When revolution comes, statues find themselves on the front line. And like pawns on a chessboard, they're often the first to fall.
It's as true for Ukraine as anywhere else in the world. Nearly a century after his death, monuments to Vladimir Lenin have come down in parts of the country, thumbing its nose at pro-Russian unrest in eastern regions.
But what of the shattered pieces? Can there be new life after the death of a statue?
The story behind "Leninopad"
Swiss photographer Niels Ackermann
and journalist Sebastien Gobert
seek answers to these questions as they zigzag across western Ukraine in their hunt for fallen Lenins. Their ongoing project "Lost in Decommunisation
" documents the fate of the leader as he goes to ground and becomes an unlikely trophy for everyone from ultra-nationalists to local officials.

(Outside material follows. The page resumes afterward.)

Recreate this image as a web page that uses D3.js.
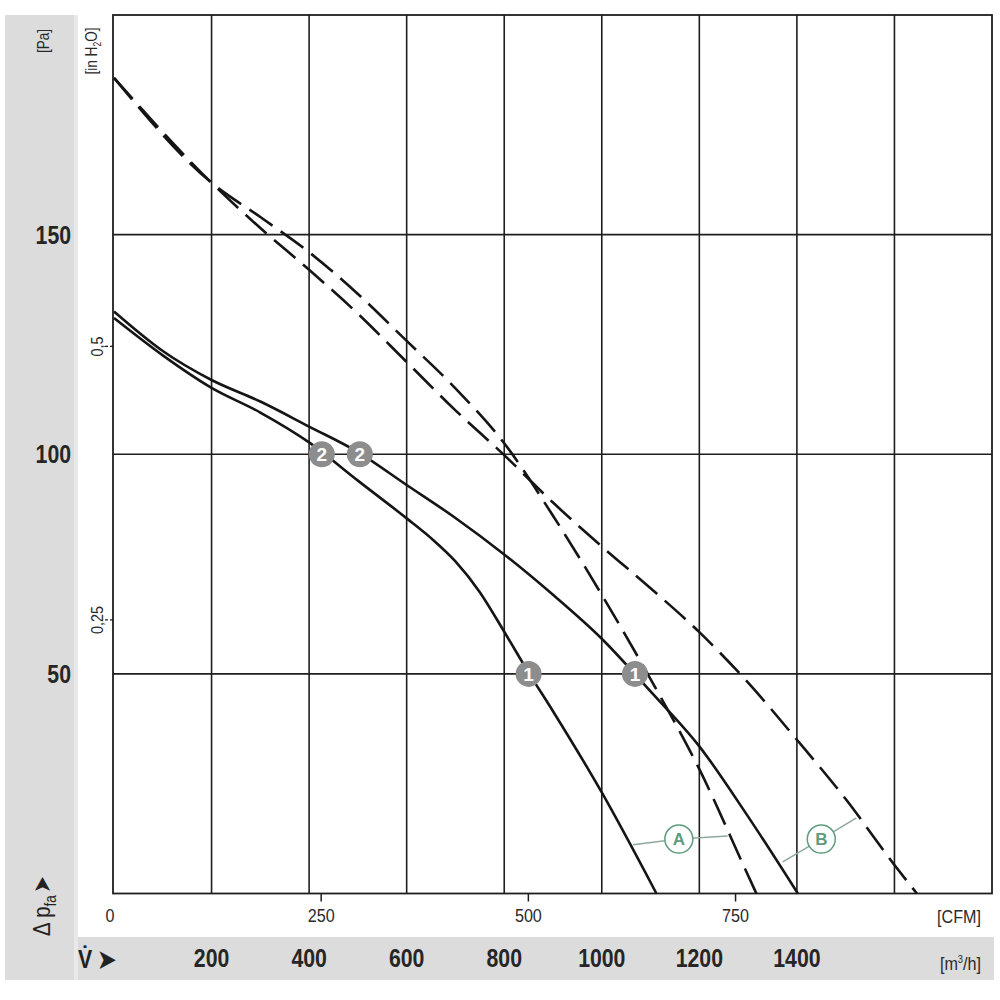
<!DOCTYPE html>
<html>
<head>
<meta charset="utf-8">
<script src="https://cdn.jsdelivr.net/npm/d3@7"></script>
<style>
  html, body { margin: 0; padding: 0; background: #fff; }
  svg { display: block; }
  text { font-family: 'Liberation Sans', Arial, sans-serif; fill: #2a2a2a; }
</style>
</head>
<body>
<div id="chart"></div>
<script>
// fan curves: volume flow [m3/h] vs pressure increase [Pa]
var solidAFlow = [0, 100, 200, 300, 400, 500, 600, 650, 700, 750, 800, 850, 900, 1000, 1112];
var solidAPa   = [131, 122.5, 115.1, 109.5, 102.7, 94, 85.4, 80.9, 75.6, 68.6, 59.6, 50.3, 41.5, 23, 0];

var solidBFlow = [0, 100, 200, 300, 400, 500, 600, 700, 800, 900, 1000, 1100, 1200, 1300, 1402];
var solidBPa   = [132.5, 123.5, 116.9, 112, 106.3, 100.5, 93, 85.5, 77.2, 68, 58, 46, 33.5, 17.5, 0];

var dashAFlow = [0, 200, 300, 400, 500, 600, 700, 800, 900, 1000, 1100, 1200, 1300, 1317];
var dashAPa   = [185.7, 161.8, 154, 146, 136.5, 125.8, 115, 102.5, 86, 68, 48.8, 28.3, 4.1, 0];

var dashBFlow = [0, 200, 300, 400, 500, 600, 700, 800, 900, 1000, 1100, 1200, 1300, 1400, 1500, 1600, 1646];
var dashBPa   = [185.7, 161.8, 151.5, 142, 132, 121, 110, 99.8, 89, 79, 69.5, 59.5, 48, 35, 21.5, 6.5, 0];

// operating points
var pointLabels = ['2', '2', '1', '1'];
var pointFlow   = [426, 504, 850, 1068];
var pointPa     = [100, 100, 50, 50];

// curve labels A / B with leader lines
var curveLabels = ['A', 'B'];
var labelFlow   = [1158, 1450];
var labelPa     = [12.4, 12.4];
var leaderLeft  = [[1064, 11.1], [1371, 7.2]];
var leaderRight = [[1258, 13.1], [1522, 17.2]];

// axis ticks
var flowGrid  = [200, 400, 600, 800, 1000, 1200, 1400, 1600];
var flowTicks = [200, 400, 600, 800, 1000, 1200, 1400];
var paTicks   = [50, 100, 150];
var cfmTicks  = [0, 250, 500, 750];
var inchTicks = [0.25, 0.5];
var inchTickLabels = ['0,25', '0,5'];

var width = 1000, height = 1000;
var svg = d3.select('#chart').append('svg')
    .attr('width', width)
    .attr('height', height);

var x = d3.scaleLinear().domain([0, 1800]).range([114, 992]);
var y = d3.scaleLinear().domain([0, 200]).range([893.5, 15]);
var cfmToM3h = 1.699;
var inchToPa = 249.09;
var narrow = 0.85;   // condensed look of the original lettering

// text helper: places text at (tx, ty), squeezed horizontally, optional rotation
function label(tx, ty, rot) {
    var t = 'translate(' + tx + ',' + ty + ')';
    if (rot) t += ' rotate(' + rot + ')';
    t += ' scale(' + narrow + ',1)';
    return svg.append('text').attr('transform', t);
}

// grey bands
svg.append('rect').attr('x', 5).attr('y', 15).attr('width', 69).attr('height', 965).attr('fill', '#dcdcdc');
svg.append('rect').attr('x', 74).attr('y', 15).attr('width', 4).attr('height', 965).attr('fill', '#e9e9e9');
svg.append('rect').attr('x', 78).attr('y', 937).attr('width', 916).attr('height', 43).attr('fill', '#dcdcdc');

var plot = svg.append('g');

// grid
plot.selectAll('.vgrid').data(flowGrid).enter().append('line')
    .attr('x1', function(d) { return x(d); })
    .attr('x2', function(d) { return x(d); })
    .attr('y1', y(200)).attr('y2', y(0))
    .attr('stroke', '#1e1e1e').attr('stroke-width', 1.6);
plot.selectAll('.hgrid').data(paTicks).enter().append('line')
    .attr('x1', x(0) - 1).attr('x2', x(1800))
    .attr('y1', function(d) { return y(d); })
    .attr('y2', function(d) { return y(d); })
    .attr('stroke', '#1e1e1e').attr('stroke-width', 1.6);

// frame
plot.append('rect')
    .attr('x', x(0) - 1).attr('y', y(200))
    .attr('width', x(1800) - x(0) + 1).attr('height', y(0) - y(200))
    .attr('fill', 'none').attr('stroke', '#1e1e1e').attr('stroke-width', 1.8);

// CFM ticks (secondary x)
plot.selectAll('.cfmtick').data(cfmTicks.slice(1)).enter().append('line')
    .attr('x1', function(d) { return x(d * cfmToM3h); })
    .attr('x2', function(d) { return x(d * cfmToM3h); })
    .attr('y1', y(0)).attr('y2', y(0) + 8)
    .attr('stroke', '#1e1e1e').attr('stroke-width', 1.5);

// in H2O ticks (secondary y)
plot.selectAll('.inchtick').data(inchTicks).enter().append('line')
    .attr('x1', x(0) - 9).attr('x2', x(0) - 1)
    .attr('y1', function(d) { return y(d * inchToPa); })
    .attr('y2', function(d) { return y(d * inchToPa); })
    .attr('stroke', '#1e1e1e').attr('stroke-width', 1.3)
    .attr('stroke-dasharray', '3,2');

// curves
var line = d3.line()
    .x(function(d) { return x(d[0]); })
    .y(function(d) { return y(d[1]); })
    .curve(d3.curveMonotoneX);

function zip(a, b) { return a.map(function(v, i) { return [v, b[i]]; }); }

var curves = [
    { pts: zip(solidAFlow, solidAPa), dash: null },
    { pts: zip(solidBFlow, solidBPa), dash: null },
    { pts: zip(dashAFlow, dashAPa), dash: '28,10' },
    { pts: zip(dashBFlow, dashBPa), dash: '28,10' }
];
plot.selectAll('.curve').data(curves).enter().append('path')
    .attr('d', function(d) { return line(d.pts); })
    .attr('fill', 'none')
    .attr('stroke', '#151515')
    .attr('stroke-width', 2.6)
    .attr('stroke-dasharray', function(d) { return d.dash; });

// leader lines and A/B circles
var green = '#5e9c7c';
curveLabels.forEach(function(lab, i) {
    var cx = x(labelFlow[i]), cy = y(labelPa[i]);
    plot.append('line')
        .attr('x1', x(leaderLeft[i][0])).attr('y1', y(leaderLeft[i][1]))
        .attr('x2', cx).attr('y2', cy)
        .attr('stroke', '#8fa99a').attr('stroke-width', 1.5);
    plot.append('line')
        .attr('x1', cx).attr('y1', cy)
        .attr('x2', x(leaderRight[i][0])).attr('y2', y(leaderRight[i][1]))
        .attr('stroke', '#8fa99a').attr('stroke-width', 1.5);
    plot.append('circle')
        .attr('cx', cx).attr('cy', cy).attr('r', 14)
        .attr('fill', '#fff').attr('stroke', green).attr('stroke-width', 1.5);
    plot.append('text')
        .attr('x', cx).attr('y', cy + 6)
        .attr('text-anchor', 'middle')
        .style('font-size', '17px').style('font-weight', 'bold').style('fill', green)
        .text(lab);
});

// operating point markers
pointLabels.forEach(function(lab, i) {
    var cx = x(pointFlow[i]), cy = y(pointPa[i]);
    plot.append('circle')
        .attr('cx', cx).attr('cy', cy).attr('r', 13)
        .attr('fill', '#8d8d8d');
    plot.append('text')
        .attr('x', cx).attr('y', cy + 7)
        .attr('text-anchor', 'middle')
        .style('font-size', '19px').style('font-weight', 'bold').style('fill', '#fff')
        .text(lab);
});

// Pa labels
paTicks.forEach(function(d) {
    label(71, y(d) + 9)
        .attr('text-anchor', 'end')
        .style('font-size', '25px').style('font-weight', 'bold').style('fill', '#262626')
        .text(d);
});

// m3/h labels
flowTicks.forEach(function(d) {
    label(x(d), 967)
        .attr('text-anchor', 'middle')
        .style('font-size', '25px').style('font-weight', 'bold').style('fill', '#262626')
        .text(d);
});

// CFM labels
cfmTicks.forEach(function(d) {
    label(d === 0 ? 110 : x(d * cfmToM3h), 922)
        .attr('text-anchor', 'middle')
        .style('font-size', '19px')
        .text(d);
});

// in H2O labels (rotated)
inchTicks.forEach(function(d, i) {
    label(103, y(d * inchToPa), -90)
        .attr('text-anchor', 'middle')
        .style('font-size', '17px')
        .text(inchTickLabels[i]);
});

// unit labels
label(981, 923).attr('text-anchor', 'end').style('font-size', '19px').text('[CFM]');
var m3 = label(981, 970).attr('text-anchor', 'end').style('font-size', '19px');
m3.append('tspan').text('[m');
m3.append('tspan').attr('dy', -7).style('font-size', '11px').text('3');
m3.append('tspan').attr('dy', 7).text('/h]');

label(49, 41, -90).attr('text-anchor', 'middle').style('font-size', '16px').text('[Pa]');
var inh = label(97, 51, -90).attr('text-anchor', 'middle').style('font-size', '16px');
inh.append('tspan').text('[in H');
inh.append('tspan').attr('dy', 4).style('font-size', '10px').text('2');
inh.append('tspan').attr('dy', -4).text('O]');

// axis symbols
var dp = label(50, 936, -90).style('font-size', '24px').style('fill', '#222');
dp.append('tspan').text('\u0394 p');
dp.append('tspan').attr('dy', 6).style('font-size', '16px').text('fa');
dp.append('tspan').attr('dy', -6).attr('dx', 3).text('\u27A4');

label(78, 968).style('font-size', '25px').style('font-weight', 'bold').style('fill', '#222')
    .text('V\u0307 \u27A4');
</script>
</body>
</html>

Ackermann and Gobert say that once upon a time Ukraine possessed around 5,000 statues of Lenin -- a number more impressive when you consider Russia, 28 times its size, held only 2,000 more. Approximately half of Ukraine's Lenins disappeared with independence in 1991, but the pair estimate a further 1,200 have fallen since unrest began in 2013.
Lenin alongside Marx and Stalin in Kharkiv, part of a private collection. Credit: Niels Ackermann / Lundi13
The move is one aspect of Ukraine's ongoing decommunization effort. Soviet symbols, from flags to statues to road signs, were banned in 2015; Lenin Street became John Lennon Street
in one humorous corner in the southwest, but by and large the process has been a somber erosion of a chapter of Ukraine's history.
The destruction of monuments -- dubbed "Leninopad" ("Lenin-fall") -- has been fractious and symbolic, suggest Ackermann and Gobert.
"They're all still owned by municipalities -- at least on paper," Ackermann explains. In some communities local governments have voted to remove statues of Lenin. Elsewhere vigilante groups and ultra-nationalists have torn down statues independent of authorities' will.
"The way that the Lenins fall down, it's being implemented in a very dysfunctional way," says Gobert. "There's not just one process, there's not a single way that it is done."
Secrecy and red tape
Gobert says tracking down the fallen Lenins has brought to light "two very strong symbols of contemporary Ukraine: the heavy bureaucracy and the lack of law."
Finding their subjects means talking to figures on both sides of the law, often negotiating a web of red tape and cloak-and-dagger secrecy. Officials are often content to pass the buck when approached by Ackermann and Gobert, and private individuals in possession of statues are sometimes wary of revealing the location of their contraband.
"There's many [points of opposition]," says Gobert, "but it's what makes this project fun."
"Some statues we've been negotiating since last September to shoot," he explains. "We have to write tons of official request letters... We've become lost in all the layers of bureaucracy."
Lenin's bust on display in Kyiv at the Museum of Soviet Occupation. Credit: Niels Ackermann / Lundi13
Ackerman recalls one failed attempt to win round municipal staff in the southeast of the country.
"We started by calling them. They said 'No, we don't want to show you,'" he says. "Then a letter -- they politely said no."
Gobert and Ackermann visited anyway and negotiated in person, but officials stood firm.
Ackermann summarizes their reaction: "'We do not want to show you the Lenins because your project does not show our country in a positive way.'"
The photographer describes the "outlaws" who sequester relics of Lenin as a diverse group. Many have moved Lenin into sheds and outhouses around the region, beyond prying eyes. On occasion the ideologue finds company alongside Karl Marx, Joseph Stalin and other communist figures.
"Nationalists would collect them as trophies," says Gobert, recalling one individual who "would collect the image of Lenin like you'd collect stamps."
The show goes on
Gobert says there are plinths bearing the name of Lenin that have been without his likeness for three and a half years in parts of the country.
Tearing Lenin down is a move "against the past and their Soviet heritage," he argues, "but it's not for anything either."
The duo say they are still on the hunt to find more Lenins, suggesting the numbers are on their side. Whether they'll be able to turn Ackermann's lens on all the statues they uncover is a different debate entirely.
"[The project] keeps on changing and dragging us to new spots with new people," says Gobert. "It's like a never-ending story."